Huey P. Newton, co-founder of the Black Panther Party, famously said that “the revolution has always been in the hands of the young”, but if the young are an ever-shrinking section of society, will they still be an effective force in levering social change? Some on the left have raised doubts about the potential for radical upheaval in the context of grey power, but Jamieson believes these concerns are overblown. “There is a strong element of truth that if you look at the history of revolts, they are waged by young people,” he says. “There may be sociological and psychological reasons for that. But it’s important to remember that radical change is always driven by a minority of the population.” 

For Jamieson, “We have seen again and again in history that what is required from the rest of the population is either that they are more passively engaged on the side of the revolutionaries, or that they simply don’t defend the status quo.” 

In considering grey power, then, it is important to bear in mind that electoral weight is only one metric by which we should assess the potential political potency of a particular age group. Moreover, age does not deterministically define beliefs and actions: whether in the climate action movement or the Palestine solidarity movement, plenty of elderly people have played pivotal roles in recent years.  

However, age does matter.
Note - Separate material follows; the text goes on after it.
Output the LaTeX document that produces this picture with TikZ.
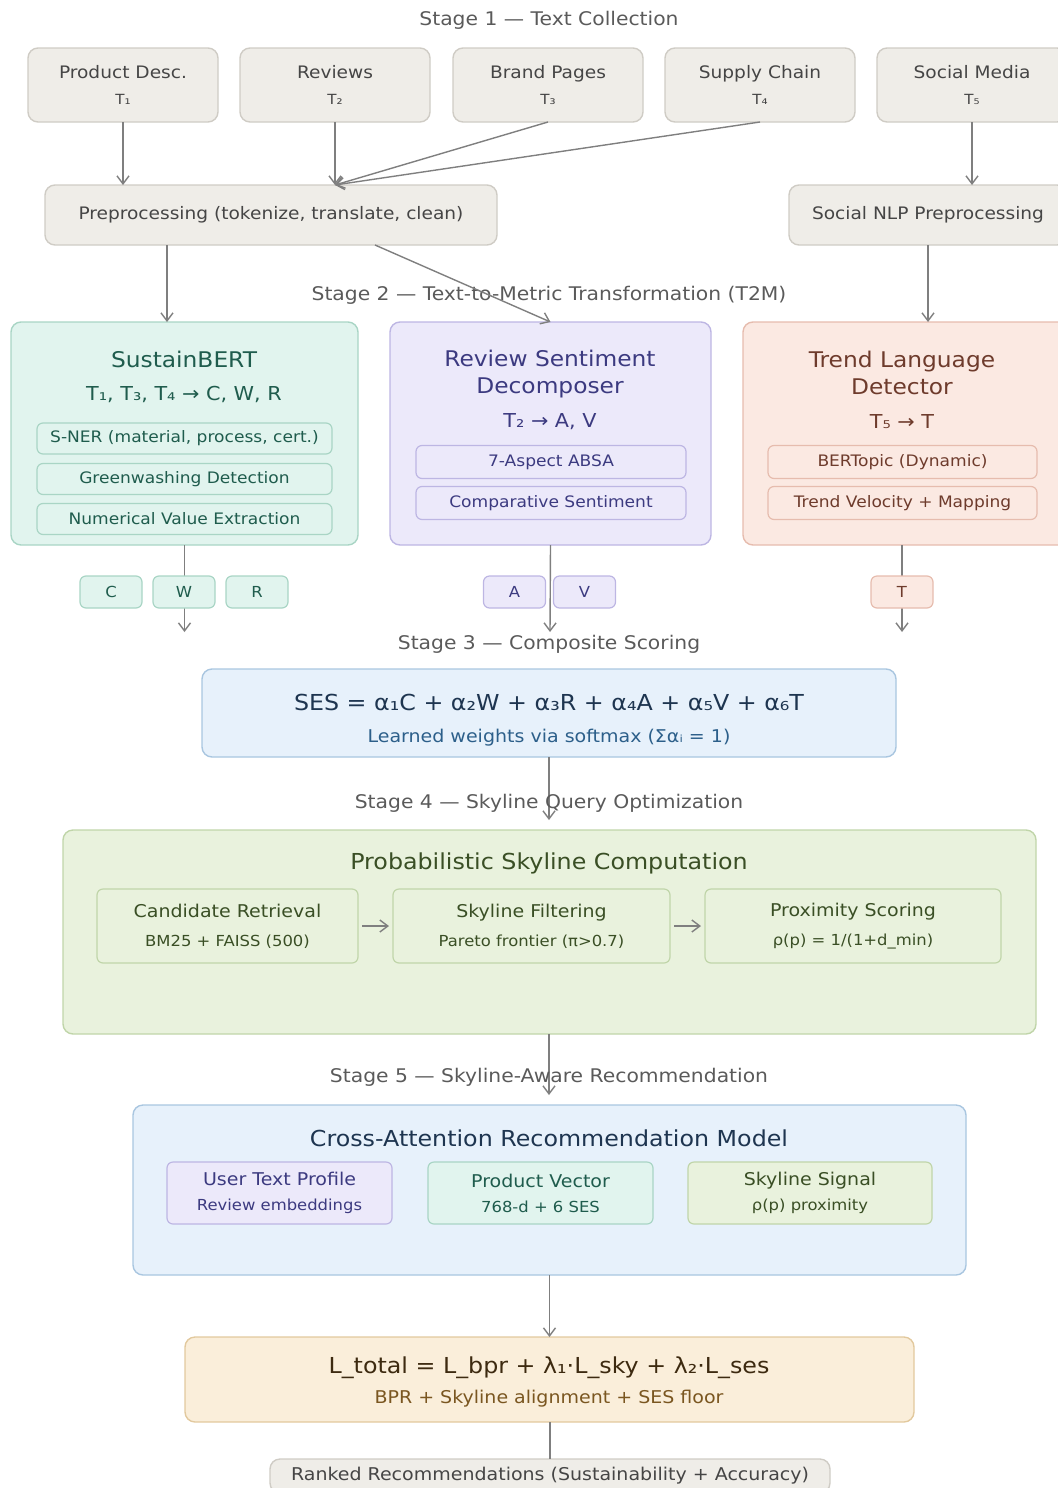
\documentclass[tikz,border=0pt]{standalone}
\usepackage{fontspec}
\setmainfont[FakeStretch=1.08]{DejaVu Sans}
\usetikzlibrary{arrows.meta}

\definecolor{greyfill}{HTML}{EFEDE8}
\definecolor{greyedge}{HTML}{CFCCC5}
\definecolor{greytext}{HTML}{454545}
\definecolor{stagetext}{HTML}{5A5A5A}
\definecolor{greenfill}{HTML}{E1F4EE}
\definecolor{greenedge}{HTML}{A9D5C5}
\definecolor{greentext}{HTML}{1F5C4D}
\definecolor{lavfill}{HTML}{ECE9FA}
\definecolor{lavedge}{HTML}{BDB6E3}
\definecolor{lavtext}{HTML}{3C3A80}
\definecolor{peachfill}{HTML}{FBE9E2}
\definecolor{peachedge}{HTML}{E6BCAE}
\definecolor{peachtext}{HTML}{6E3B2C}
\definecolor{bluefill}{HTML}{E7F1FB}
\definecolor{blueedge}{HTML}{A9C6E0}
\definecolor{bluetext}{HTML}{1E3550}
\definecolor{bluesub}{HTML}{2C5F8A}
\definecolor{olivefill}{HTML}{E9F2DD}
\definecolor{oliveedge}{HTML}{C0D5A9}
\definecolor{olivetext}{HTML}{3A4F25}
\definecolor{sandfill}{HTML}{FAEEDA}
\definecolor{sandedge}{HTML}{E2C99E}
\definecolor{sandtext}{HTML}{3D2A10}
\definecolor{sandsub}{HTML}{7A5620}
\definecolor{arrowgrey}{HTML}{7F7F7F}

\newcommand{\StageFont}{\fontsize{9.4}{11}\selectfont}
\newcommand{\SrcFont}{\fontsize{8.6}{10.5}\selectfont}
\newcommand{\TinyFont}{\fontsize{7}{8.5}\selectfont}
\newcommand{\HeadFont}{\fontsize{10.8}{13.5}\selectfont}
\newcommand{\FormFont}{\fontsize{9.6}{11.5}\selectfont}
\newcommand{\ItemFont}{\fontsize{7.9}{9.5}\selectfont}
\newcommand{\LabFont}{\fontsize{8.8}{10.5}\selectfont}
\newcommand{\NoteFont}{\fontsize{7.6}{9}\selectfont}
\newcommand{\BigFont}{\fontsize{11}{13}\selectfont}

\begin{document}
\begin{tikzpicture}[x=0.5pt,y=-0.5pt]
  \tikzset{BoxStyle/.style = {
    shape           = rectangle,
    rounded corners = 5pt,
    line width      = 0.7pt,
    inner sep       = 0pt,
    outer sep       = 0pt,
    align           = center
    }
  }
  \tikzset{SrcStyle/.style = {BoxStyle,
    draw = greyedge, fill = greyfill, text = greytext,
    minimum width = 95pt, minimum height = 37pt}
  }
  \tikzset{PreStyle/.style = {BoxStyle,
    draw = greyedge, fill = greyfill, text = greytext,
    minimum height = 30pt, font = \SrcFont}
  }
  \tikzset{ItemStyle/.style = {BoxStyle,
    rounded corners = 3pt, line width = 0.6pt,
    font = \ItemFont}
  }
  \tikzset{TokenStyle/.style = {BoxStyle,
    rounded corners = 3pt, line width = 0.6pt,
    minimum width = 31pt, minimum height = 16pt, font = \NoteFont}
  }
  \tikzset{StageStyle/.style = {text = stagetext, font = \StageFont, inner sep = 0pt}}
  \tikzset{ArrowStyle/.style = {
    draw       = arrowgrey,
    line width = 0.7pt,
    -{Straight Barb[length=4pt,width=6pt]}
    }
  }
  \tikzset{LineStyle/.style = {draw = arrowgrey, line width = 0.7pt}}

  \useasboundingbox (0,0) rectangle (1057,1488);

  % stage 1
  \node[StageStyle](St1) at (549,20) {Stage 1 — Text Collection};
  \node[SrcStyle](Src1) at (123,85) {{\SrcFont Product Desc.}\\[1pt]{\TinyFont T₁}};
  \node[SrcStyle](Src2) at (335,85) {{\SrcFont Reviews}\\[1pt]{\TinyFont T₂}};
  \node[SrcStyle](Src3) at (548,85) {{\SrcFont Brand Pages}\\[1pt]{\TinyFont T₃}};
  \node[SrcStyle](Src4) at (760,85) {{\SrcFont Supply Chain}\\[1pt]{\TinyFont T₄}};
  \node[SrcStyle](Src5) at (972,85) {{\SrcFont Social Media}\\[1pt]{\TinyFont T₅}};
  \node[PreStyle, minimum width=226pt](Pre1) at (271,215) {Preprocessing (tokenize, translate, clean)};
  \node[PreStyle, minimum width=139pt](Pre2) at (928,215) {Social NLP Preprocessing};
  \coordinate (PreIn) at (335,185);
  \draw[ArrowStyle](Src1.south) to (Src1.south |- Pre1.north);
  \draw[ArrowStyle](Src2.south) to (PreIn);
  \draw[ArrowStyle](Src3.south) to (PreIn);
  \draw[ArrowStyle](Src4.south) to (PreIn);
  \draw[ArrowStyle](Src5.south) to (Src5.south |- Pre2.north);

  % stage 2
  \node[StageStyle](St2) at (549,295) {Stage 2 — Text-to-Metric Transformation (T2M)};
  \node[BoxStyle, draw=greenedge, fill=greenfill, minimum width=173.5pt, minimum height=111.5pt](Mod1) at (184.5,433.5) {};
  \node[BoxStyle, draw=lavedge, fill=lavfill, minimum width=160.5pt, minimum height=111.5pt](Mod2) at (550.5,433.5) {};
  \node[BoxStyle, draw=peachedge, fill=peachfill, minimum width=163.5pt, minimum height=111.5pt](Mod3) at (906.5,433.5) {};
  \coordinate (PreOutA) at (167,245);
  \coordinate (PreOutB) at (375,245);
  \draw[ArrowStyle](PreOutA) to (PreOutA |- Mod1.north);
  \draw[ArrowStyle](PreOutB) to (Mod2.north);
  \draw[ArrowStyle](Pre2.south) to (Pre2.south |- Mod3.north);

  \node[text=greentext, font=\HeadFont](Mod1t) at (184,359) {SustainBERT};
  \node[text=greentext, font=\FormFont](Mod1f) at (184,394) {T₁, T₃, T₄ → C, W, R};
  \node[ItemStyle, draw=greenedge, fill=greenfill, text=greentext, minimum width=147.5pt, minimum height=15.5pt](Mod1a) at (184.5,438.5) {S-NER (material, process, cert.)};
  \node[ItemStyle, draw=greenedge, fill=greenfill, text=greentext, minimum width=147.5pt, minimum height=15.5pt](Mod1b) at (184.5,479) {Greenwashing Detection};
  \node[ItemStyle, draw=greenedge, fill=greenfill, text=greentext, minimum width=147.5pt, minimum height=15.5pt](Mod1c) at (184.5,519) {Numerical Value Extraction};

  \node[text=lavtext, font=\HeadFont, align=center](Mod2t) at (550,374) {Review Sentiment\\Decomposer};
  \node[text=lavtext, font=\FormFont](Mod2f) at (550,422) {T₂ → A, V};
  \node[ItemStyle, draw=lavedge, fill=lavfill, text=lavtext, minimum width=135pt, minimum height=16.5pt](Mod2a) at (551,462) {7-Aspect ABSA};
  \node[ItemStyle, draw=lavedge, fill=lavfill, text=lavtext, minimum width=135pt, minimum height=16.5pt](Mod2b) at (551,503) {Comparative Sentiment};

  \node[text=peachtext, font=\HeadFont, align=center](Mod3t) at (902,373) {Trend Language\\Detector};
  \node[text=peachtext, font=\FormFont](Mod3f) at (902,422) {T₅ → T};
  \node[ItemStyle, draw=peachedge, fill=peachfill, text=peachtext, minimum width=134.5pt, minimum height=16.5pt](Mod3a) at (902.5,462) {BERTopic (Dynamic)};
  \node[ItemStyle, draw=peachedge, fill=peachfill, text=peachtext, minimum width=134.5pt, minimum height=16.5pt](Mod3b) at (902.5,503) {Trend Velocity + Mapping};

  \coordinate (OutC) at (184.5,632);
  \coordinate (OutA) at (550,632);
  \coordinate (OutT0) at (902,545);
  \coordinate (OutT) at (902,632);
  \draw[ArrowStyle](Mod1.south) to (OutC);
  \draw[ArrowStyle](Mod2.south) to (OutA);
  \draw[ArrowStyle](OutT0) to (OutT);
  \node[TokenStyle, draw=greenedge, fill=greenfill, text=greentext](TokC) at (111,592) {C};
  \node[TokenStyle, draw=greenedge, fill=greenfill, text=greentext](TokW) at (184,592) {W};
  \node[TokenStyle, draw=greenedge, fill=greenfill, text=greentext](TokR) at (257,592) {R};
  \node[TokenStyle, draw=lavedge, fill=lavfill, text=lavtext](TokA) at (514.5,592) {A};
  \node[TokenStyle, draw=lavedge, fill=lavfill, text=lavtext](TokV) at (584.5,592) {V};
  \node[TokenStyle, draw=peachedge, fill=peachfill, text=peachtext](TokT) at (902,592) {T};

  % stage 3
  \node[StageStyle](St3) at (549,644) {Stage 3 — Composite Scoring};
  \node[BoxStyle, draw=blueedge, fill=bluefill, minimum width=347pt, minimum height=44pt](Ses) at (549,713) {};
  \node[text=bluetext, font=\BigFont](Sesf) at (549,702) {SES = α₁C + α₂W + α₃R + α₄A + α₅V + α₆T};
  \node[text=bluesub, font=\LabFont](Sess) at (549,738) {Learned weights via softmax (Σαᵢ = 1)};
  \coordinate (SesOut) at (549,820);
  \draw[ArrowStyle](Ses.south) to (SesOut);

  % stage 4
  \node[StageStyle](St4) at (549,803) {Stage 4 — Skyline Query Optimization};
  \node[BoxStyle, draw=oliveedge, fill=olivefill, minimum width=486.5pt, minimum height=102pt](Prob) at (549.5,932) {};
  \node[text=olivetext, font=\BigFont](Probt) at (549,863) {Probabilistic Skyline Computation};
  \node[ItemStyle, draw=oliveedge, fill=olivefill, text=olivetext, minimum width=130.5pt, minimum height=37pt](Cand) at (227.5,926) {{\LabFont Candidate Retrieval}\\[5pt]{\NoteFont BM25 + FAISS (500)}};
  \node[ItemStyle, draw=oliveedge, fill=olivefill, text=olivetext, minimum width=138.5pt, minimum height=37pt](Filt) at (531.5,926) {{\LabFont Skyline Filtering}\\[5pt]{\NoteFont Pareto frontier (π>0.7)}};
  \node[ItemStyle, draw=oliveedge, fill=olivefill, text=olivetext, minimum width=148pt, minimum height=37pt](Prox) at (853,926) {{\LabFont Proximity Scoring}\\[5pt]{\NoteFont ρ(p) = 1/(1+d\_min)}};
  \draw[ArrowStyle, shorten <=2pt, shorten >=2pt](Cand.east) to (Filt.west);
  \draw[ArrowStyle, shorten <=2pt, shorten >=2pt](Filt.east) to (Prox.west);
  \coordinate (ProbOut) at (549,1095);
  \draw[ArrowStyle](Prob.south -| ProbOut) to (ProbOut);

  % stage 5
  \node[StageStyle](St5) at (549,1077) {Stage 5 — Skyline-Aware Recommendation};
  \node[BoxStyle, draw=blueedge, fill=bluefill, minimum width=416.5pt, minimum height=85pt](Cross) at (549.5,1190) {};
  \node[text=bluetext, font=\BigFont](Crosst) at (549,1138) {Cross-Attention Recommendation Model};
  \node[ItemStyle, draw=lavedge, fill=lavfill, text=lavtext, minimum width=112.5pt, minimum height=31pt](User) at (279.5,1193) {{\LabFont User Text Profile}\\[3pt]{\NoteFont Review embeddings}};
  \node[ItemStyle, draw=greenedge, fill=greenfill, text=greentext, minimum width=112.5pt, minimum height=31pt](Prod) at (540.5,1193) {{\LabFont Product Vector}\\[3pt]{\NoteFont 768-d + 6 SES}};
  \node[ItemStyle, draw=oliveedge, fill=olivefill, text=olivetext, minimum width=122pt, minimum height=31pt](Sky) at (810,1193) {{\LabFont Skyline Signal}\\[3pt]{\NoteFont ρ(p) proximity}};

  \node[BoxStyle, draw=sandedge, fill=sandfill, minimum width=364.5pt, minimum height=42.5pt](Loss) at (549.5,1379.5) {};
  \node[text=sandtext, font=\BigFont](Lossf) at (549,1368) {L\_total = L\_bpr + λ₁·L\_sky + λ₂·L\_ses};
  \node[text=sandsub, font=\LabFont](Losss) at (549,1399) {BPR + Skyline alignment + SES floor};
  \draw[ArrowStyle](Cross.south -| Loss.north) to (Loss.north);

  \node[BoxStyle, draw=greyedge, fill=greyfill, text=greytext, minimum width=280pt, minimum height=17pt, font=\LabFont](Rank) at (550,1476) {Ranked Recommendations (Sustainability + Accuracy)};
  \draw[LineStyle](Loss.south -| Rank.north) to (Rank.north);
\end{tikzpicture}
\end{document}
The structure of our economy and society changes as it becomes older, and that socio-economic structure frames the political choices available to us. Even if policies to increase birth rates worked, they would not increase the size of the workforce for another two decades or so.  

“Demography is destiny,” 19th-century French philosophe Auguste Comte is thought to have said. That might be slightly overstating the case, but at least in the realm of politics, Comte’s maxim retains a large grain of truth: governments are largely constrained by demography, and the reality of an ageing population means those constraints tighten by the day.